While eliminating saturated fats can improve heart health, a new study shows that it makes a difference which foods are used in their place. A study shows that replacing saturated fats with unsaturated fats and high-quality carbohydrates has the most impact on reducing the risk of heart disease. When saturated fats were replaced with highly processed foods, there was no benefit.

You don’t say.

In other words, you’re replacing good stuff with bad stuff, but when you replace the good stuff with less-terrible stuff, your results aren’t as bad. Pro tip to cardiologists: There is zero scientific evidence that eliminating saturated fat improves heart health.

And here’s a chef who’s an idiot.

Yes, restaurants are making you fat, but not because they’re serving you fat.

5 thoughts on “More Junk Nutrition Science”

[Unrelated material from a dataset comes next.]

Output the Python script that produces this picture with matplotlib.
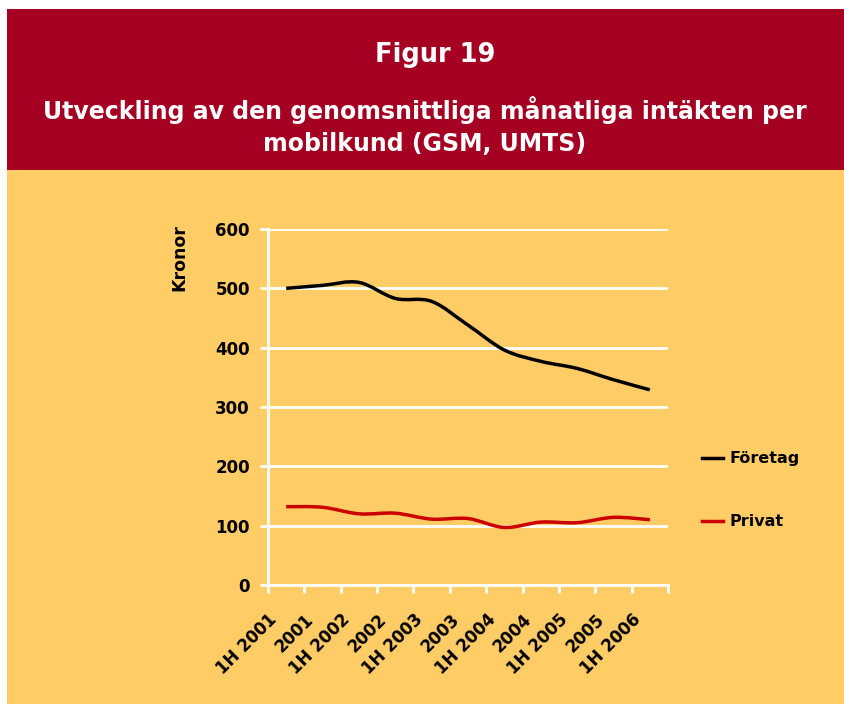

  1. Participants provided information on diet, lifestyle, medical history, and newly diagnosed diseases through questionnaires at baseline and every two to four years for 24 to 30 years. The questionnaire asked how often and in what quantity specific foods had been consumed in the past year and to specify the types of fats or oil used for frying, baking and at the table. The questionnaire was validated against biomarkers of dietary fatty acids.

    At best, this is, I believe, an observational study which can be used to narrow down on a specific food item. But to draw such conclusions from flimsy data means that somebody should be fired. Who pays these people?

  2. I like how “highly processed” is bad.

    Because it just is, as a given. No need to ever explain how “processing” makes food bad.

    Because naturalistic fallacy.

    (Not that some “processed foods” aren’t unhealthy in large quantities … but it’s not “because processed”.

    Cutting or cooking is “processing”, and “raw whole foods” people are crazygonuts.)

  3. Language question: when you use the “Pro tip to cardiologists: There is zero scientific evidence that […]”, what are you saying? Surely you are not saying that you are giving advice as a professional cardiologist, or a professional nutritionist. Are you saying that you are a professional scientist?

    1. Whoops, that should have read:
      When you use the expression “Pro tip for cardiologists ….”, what are you saying?